The Cretaceous formation of the south-west of England and west of France and north of Ireland passes out under the Atlantic, and reappears on the south-east coast of the North-American continent. As it thus trends in the same direction on both sides of the Atlantic, there would be nothing improbable in supposing that old Cretaceous ocean prolonged further in the same given direction across the present Atlantic.

It is well known that at a distance varying from 50 to 200 miles off the coasts of western Europe, the sea-bed deepens rapidly to 600, then to 1200 feet, and again almost suddenly to depths of from 6000 to 15,000 feet. Does this mark a boundary of the materials drifted out to sea during Postcretaceous times? or is it a line of still older date?

The great and distinctive feature of the Tertiary series is that, with few exceptions, the whole of them were deposited in shallow seas.
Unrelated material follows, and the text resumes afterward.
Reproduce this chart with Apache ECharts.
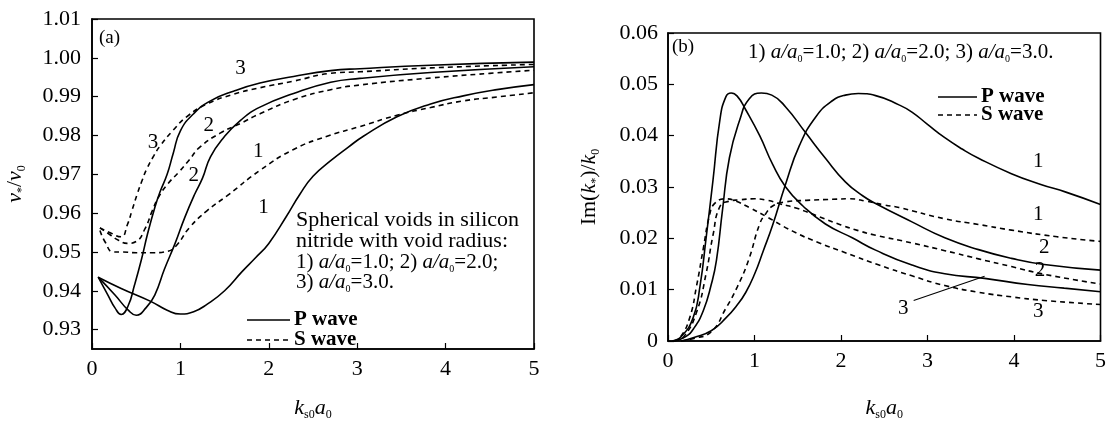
<!DOCTYPE html>
<html>
<head>
<meta charset="UTF-8">
<title>voids</title>
<script src="https://cdn.jsdelivr.net/npm/echarts@6/dist/echarts.min.js"></script>
<style>
html, body { margin: 0; padding: 0; background: #fff; }
#main { width: 1109px; height: 426px; }
</style>
</head>
<body>
<div id="main"></div>
<script>
// panel (a): v*/v0 against k_s0 a0, points [x, y]
var pWave1a = [[0.07,0.9435],[0.33,0.9406],[0.67,0.9372],[0.85,0.9350],[1.0,0.9340],[1.15,0.9346],[1.3,0.9365],[1.5,0.9400],[1.7,0.9450],[1.85,0.9485],[2.0,0.9522],[2.2,0.9592],[2.35,0.9648],[2.5,0.9695],[2.7,0.9735],[2.9,0.9770],[3.07,0.9798],[3.45,0.9848],[3.83,0.9881],[4.2,0.9902],[4.58,0.9918],[5.0,0.9931]];
var pWave2a = [[0.07,0.9435],[0.26,0.9389],[0.41,0.9350],[0.5,0.9337],[0.61,0.9356],[0.71,0.9389],[0.82,0.9456],[0.94,0.9522],[1.05,0.9589],[1.16,0.9648],[1.25,0.9690],[1.34,0.9745],[1.49,0.9795],[1.68,0.9839],[1.9,0.9873],[2.28,0.9908],[2.7,0.9937],[3.03,0.9947],[3.83,0.9962],[5.0,0.9977]];
var pWave3a = [[0.07,0.9435],[0.18,0.9389],[0.26,0.9356],[0.33,0.9339],[0.41,0.9362],[0.48,0.9414],[0.56,0.9481],[0.63,0.9548],[0.71,0.9614],[0.77,0.9655],[0.85,0.9700],[0.92,0.9755],[1.0,0.9812],[1.15,0.9856],[1.34,0.9889],[1.6,0.9914],[1.9,0.9935],[2.28,0.9952],[2.7,0.9967],[3.03,0.9972],[3.83,0.9981],[5.0,0.9989]];
var sWave1a = [[0.09,0.9555],[0.15,0.9525],[0.24,0.9500],[0.35,0.9500],[0.5,0.9498],[0.7,0.9498],[0.86,0.9502],[0.96,0.9518],[1.1,0.9562],[1.3,0.9606],[1.53,0.9645],[1.9,0.9710],[2.28,0.9764],[2.66,0.9798],[3.03,0.9823],[3.45,0.9852],[3.83,0.9872],[4.2,0.9889],[4.58,0.9899],[5.0,0.9910]];
var sWave2a = [[0.09,0.9562],[0.2,0.9545],[0.3,0.9530],[0.4,0.9522],[0.5,0.9527],[0.6,0.9560],[0.68,0.9605],[0.75,0.9640],[0.86,0.9676],[0.98,0.9705],[1.1,0.9737],[1.22,0.9770],[1.45,0.9806],[1.68,0.9831],[1.9,0.9856],[2.28,0.9892],[2.7,0.9918],[3.03,0.9930],[3.83,0.9948],[4.5,0.9960],[5.0,0.9968]];
var sWave3a = [[0.09,0.9562],[0.2,0.9550],[0.33,0.9539],[0.4,0.9570],[0.45,0.9605],[0.51,0.9648],[0.56,0.9680],[0.62,0.9714],[0.7,0.9748],[0.77,0.9773],[0.92,0.9814],[1.07,0.9848],[1.3,0.9881],[1.6,0.9906],[1.9,0.9923],[2.28,0.9940],[2.7,0.9960],[3.03,0.9964],[3.83,0.9974],[5.0,0.9983]];

// panel (b): Im(k*)/k0 against k_s0 a0
var pWave1b = [[0.15,0],[0.3,0.0007],[0.5,0.0020],[0.67,0.0045],[0.8,0.0070],[0.9,0.0095],[1.0,0.0130],[1.1,0.0175],[1.21,0.0226],[1.36,0.0306],[1.52,0.0381],[1.71,0.0437],[1.9,0.0468],[2.05,0.0479],[2.2,0.0482],[2.4,0.0478],[2.67,0.0460],[2.82,0.0446],[3.0,0.0422],[3.2,0.0396],[3.4,0.0374],[3.59,0.0356],[3.97,0.0326],[4.31,0.0305],[4.6,0.0290],[5.0,0.0266]];
var pWave2b = [[0.07,0],[0.2,0.0008],[0.3,0.0025],[0.41,0.0060],[0.5,0.0110],[0.56,0.0157],[0.63,0.0255],[0.71,0.0357],[0.83,0.0431],[0.94,0.0472],[1.08,0.0483],[1.2,0.0479],[1.36,0.0456],[1.59,0.0406],[1.82,0.0356],[2.05,0.0310],[2.25,0.0283],[2.4,0.0268],[2.82,0.0232],[3.2,0.0201],[3.59,0.0178],[3.97,0.0161],[4.35,0.0149],[5.0,0.0138]];
var pWave3b = [[0.05,0],[0.15,0.0008],[0.29,0.0045],[0.37,0.0107],[0.44,0.0200],[0.52,0.0313],[0.6,0.0431],[0.67,0.0476],[0.73,0.0483],[0.8,0.0477],[0.9,0.0450],[1.06,0.0400],[1.21,0.0344],[1.36,0.0300],[1.56,0.0263],[1.82,0.0228],[2.13,0.0201],[2.4,0.0177],[2.82,0.0148],[3.2,0.0131],[3.66,0.0122],[4.16,0.0110],[4.58,0.0103],[5.0,0.0096]];
var sWave1b = [[0.15,0],[0.3,0.0005],[0.5,0.0018],[0.67,0.0064],[0.8,0.0105],[0.93,0.0157],[1.06,0.0228],[1.13,0.0248],[1.21,0.0263],[1.36,0.0271],[1.6,0.0274],[1.9,0.0276],[2.1,0.0277],[2.3,0.0272],[2.5,0.0265],[2.67,0.0260],[3.2,0.0238],[3.59,0.0227],[3.97,0.0216],[4.5,0.0203],[5.0,0.0194]];
var sWave2b = [[0.07,0],[0.18,0.0008],[0.33,0.0056],[0.44,0.0131],[0.52,0.0206],[0.6,0.0262],[0.7,0.0272],[0.83,0.0275],[1.0,0.0277],[1.15,0.0274],[1.3,0.0267],[1.5,0.0258],[1.75,0.0242],[2.0,0.0226],[2.2,0.0215],[2.4,0.0206],[2.82,0.0191],[3.2,0.0176],[3.59,0.0160],[3.97,0.0145],[4.35,0.0130],[5.0,0.0111]];
var sWave3b = [[0.06,0],[0.14,0.0007],[0.25,0.0045],[0.33,0.0107],[0.41,0.0182],[0.48,0.0245],[0.54,0.0268],[0.67,0.0277],[0.79,0.0272],[0.94,0.0260],[1.13,0.0243],[1.44,0.0214],[1.75,0.0191],[2.05,0.0172],[2.44,0.0148],[2.82,0.0127],[3.2,0.0108],[3.59,0.0095],[3.97,0.0086],[4.35,0.0079],[5.0,0.0071]];

// curve number labels [x, y, text]
var curveLabelsA = [[1.68,0.9972,'3'],[1.32,0.9827,'2'],[0.69,0.9781,'3'],[1.88,0.9760,'1'],[1.15,0.9698,'2'],[1.94,0.9614,'1']];
var curveLabelsB = [[4.28,0.0350,'1'],[4.28,0.0247,'1'],[4.35,0.0182,'2'],[4.3,0.0138,'2'],[4.28,0.0057,'3'],[2.72,0.0064,'3']];
var pointerB = [[2.84,0.0079],[3.66,0.0126]];

var yTicksA = [0.93, 0.94, 0.95, 0.96, 0.97, 0.98, 0.99, 1.00, 1.01];

var F = '"Liberation Serif", "DejaVu Serif", serif';
var INK = '#000';

var rich = {
    n: { fontFamily: F, fontSize: 22, color: INK, lineHeight: 26, verticalAlign: 'middle' },
    i: { fontFamily: F, fontSize: 22, fontStyle: 'italic', color: INK, lineHeight: 26, verticalAlign: 'middle' },
    s: { fontFamily: F, fontSize: 12, color: INK, lineHeight: 26, verticalAlign: 'bottom' },
    tn: { fontFamily: F, fontSize: 21, color: INK, lineHeight: 24, verticalAlign: 'middle' },
    ti: { fontFamily: F, fontSize: 21, fontStyle: 'italic', color: INK, lineHeight: 24, verticalAlign: 'middle' },
    ts: { fontFamily: F, fontSize: 10, color: INK, lineHeight: 24, verticalAlign: 'bottom' }
};

function solid(name, data, xi) {
    return { name: name, type: 'line', xAxisIndex: xi, yAxisIndex: xi, data: data,
        smooth: 0.5, symbol: 'none', silent: true,
        lineStyle: { color: INK, width: 1.6 } };
}
function dashed(name, data, xi) {
    return { name: name, type: 'line', xAxisIndex: xi, yAxisIndex: xi, data: data,
        smooth: 0.5, symbol: 'none', silent: true,
        lineStyle: { color: INK, width: 1.6, type: [5, 4] } };
}
// curve numbers drawn through the axes with a custom series
function numbers(data, xi) {
    return { type: 'custom', xAxisIndex: xi, yAxisIndex: xi, data: data, silent: true,
        renderItem: function (params, api) {
            var p = api.coord([api.value(0), api.value(1)]);
            return { type: 'text', x: p[0], y: p[1],
                style: { text: data[params.dataIndex][2], fontFamily: F, fontSize: 21,
                    fill: INK, align: 'center', verticalAlign: 'middle' } };
        } };
}

function xAxisFor(gi, gap) {
    return {
        type: 'value', gridIndex: gi, min: 0, max: 5, interval: 1,
        name: '{i|k}{s|s0}{i|a}{s|0}', nameLocation: 'middle', nameGap: gap,
        nameTextStyle: { rich: rich },
        axisLine: { lineStyle: { color: INK, width: 1.6 } },
        axisTick: { inside: true, length: 6, lineStyle: { color: INK, width: 1.2 } },
        axisLabel: { margin: 9, fontFamily: F, fontSize: 22, color: INK },
        splitLine: { show: false }
    };
}

var myChart = echarts.init(document.getElementById('main'), null, { renderer: 'canvas' });

var option = {
    backgroundColor: '#fff',
    animation: false,
    grid: [
        { left: 92, top: 19, width: 442, height: 340, show: true, borderColor: INK, borderWidth: 1.6, backgroundColor: 'transparent' },
        { left: 668, top: 33, width: 435, height: 321, show: true, borderColor: INK, borderWidth: 1.6, backgroundColor: 'transparent' }
    ],
    xAxis: [xAxisFor(0, 46), xAxisFor(1, 54)],
    yAxis: [
        {
            type: 'value', gridIndex: 0, min: 0.925, max: 1.01,
            name: '{i|v}{s|*}{n|/}{i|v}{s|0}', nameLocation: 'middle', nameGap: 64, nameRotate: 90,
            nameTextStyle: { rich: rich },
            axisLine: { lineStyle: { color: INK, width: 1.6 } },
            axisTick: { inside: true, length: 6, customValues: yTicksA, lineStyle: { color: INK, width: 1.2 } },
            axisLabel: { margin: 11, customValues: yTicksA, fontFamily: F, fontSize: 22, color: INK,
                formatter: function (v) { return v.toFixed(2); } },
            splitLine: { show: false }
        },
        {
            type: 'value', gridIndex: 1, min: 0, max: 0.06, interval: 0.01,
            name: '{n|Im(}{i|k}{s|*}{n|)/}{i|k}{s|0}', nameLocation: 'middle', nameGap: 66, nameRotate: 90,
            nameTextStyle: { rich: rich },
            axisLine: { lineStyle: { color: INK, width: 1.6 } },
            axisTick: { inside: true, length: 6, lineStyle: { color: INK, width: 1.2 } },
            axisLabel: { margin: 10, fontFamily: F, fontSize: 22, color: INK,
                formatter: function (v) { return v === 0 ? '0' : v.toFixed(2); } },
            splitLine: { show: false }
        }
    ],
    series: [
        solid('P wave', pWave1a, 0), solid('P wave', pWave2a, 0), solid('P wave', pWave3a, 0),
        dashed('S wave', sWave1a, 0), dashed('S wave', sWave2a, 0), dashed('S wave', sWave3a, 0),
        numbers(curveLabelsA, 0),
        solid('P wave', pWave1b, 1), solid('P wave', pWave2b, 1), solid('P wave', pWave3b, 1),
        dashed('S wave', sWave1b, 1), dashed('S wave', sWave2b, 1), dashed('S wave', sWave3b, 1),
        numbers(curveLabelsB, 1),
        { type: 'line', xAxisIndex: 1, yAxisIndex: 1, data: pointerB, symbol: 'none', silent: true,
          lineStyle: { color: INK, width: 1.1 } }
    ],
    graphic: [
        { type: 'text', x: 99, y: 38, style: { text: '(a)', fontFamily: F, fontSize: 19, fill: INK, verticalAlign: 'middle' } },
        { type: 'text', x: 672, y: 47, style: { text: '(b)', fontFamily: F, fontSize: 19, fill: INK, verticalAlign: 'middle' } },
        { type: 'text', x: 296, y: 220, style: { text: 'Spherical voids in silicon', fontFamily: F, fontSize: 22, fill: INK, verticalAlign: 'middle' } },
        { type: 'text', x: 296, y: 241, style: { text: 'nitride with void radius:', fontFamily: F, fontSize: 22, fill: INK, verticalAlign: 'middle' } },
        { type: 'text', x: 296, y: 262, style: { text: '{tn|1) }{ti|a/a}{ts|0}{tn|=1.0; 2) }{ti|a/a}{ts|0}{tn|=2.0;}', rich: rich, verticalAlign: 'middle' } },
        { type: 'text', x: 296, y: 282, style: { text: '{tn|3) }{ti|a/a}{ts|0}{tn|=3.0.}', rich: rich, verticalAlign: 'middle' } },
        { type: 'line', shape: { x1: 247, y1: 320, x2: 290, y2: 320 }, style: { stroke: INK, lineWidth: 1.6 } },
        { type: 'line', shape: { x1: 247, y1: 340, x2: 290, y2: 340 }, style: { stroke: INK, lineWidth: 1.6, lineDash: [5, 4] } },
        { type: 'text', x: 294, y: 320, style: { text: 'P wave', fontFamily: F, fontSize: 21, fontWeight: 'bold', fill: INK, verticalAlign: 'middle' } },
        { type: 'text', x: 294, y: 340, style: { text: 'S wave', fontFamily: F, fontSize: 21, fontWeight: 'bold', fill: INK, verticalAlign: 'middle' } },
        { type: 'text', x: 748, y: 52, style: { text: '{tn|1) }{ti|a/a}{ts|0}{tn|=1.0; 2) }{ti|a/a}{ts|0}{tn|=2.0; 3) }{ti|a/a}{ts|0}{tn|=3.0.}', rich: rich, verticalAlign: 'middle' } },
        { type: 'line', shape: { x1: 938, y1: 97, x2: 977, y2: 97 }, style: { stroke: INK, lineWidth: 1.6 } },
        { type: 'line', shape: { x1: 938, y1: 115, x2: 977, y2: 115 }, style: { stroke: INK, lineWidth: 1.6, lineDash: [5, 4] } },
        { type: 'text', x: 981, y: 97, style: { text: 'P wave', fontFamily: F, fontSize: 21, fontWeight: 'bold', fill: INK, verticalAlign: 'middle' } },
        { type: 'text', x: 981, y: 115, style: { text: 'S wave', fontFamily: F, fontSize: 21, fontWeight: 'bold', fill: INK, verticalAlign: 'middle' } }
    ]
};

myChart.setOption(option);
window.addEventListener('resize', function () {
    myChart.resize();
});
</script>
</body>
</html>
The London Clay even, which is from 400 to 500 feet thick, does not represent a sea-bed deep in proportion, as there is evidence to show that it was probably deposited during a period of gradual depression of the sea-bed. The total thickness of all the English Tertiaries does not exceed 2000 feet, or that of the Paris-basin Tertiaries 1500 feet[1]. Therefore, while the deep Atlantic area continued submerged, movements of elevation and depression affecting the continental European area (leaving out the changes during the Glacial period) may have gone on during the Tertiary period to the extent of from 2000 to 5000 feet, leaving abyssal depths of from 10,000 to 12,000 feet unaffected by these movements, even supposing they extended over the oceanic as well as the continental area. It is the same on the American coast of

  1. Though further south the Tertiary beds attain possibly a thickness of from 3000 to 4000 feet.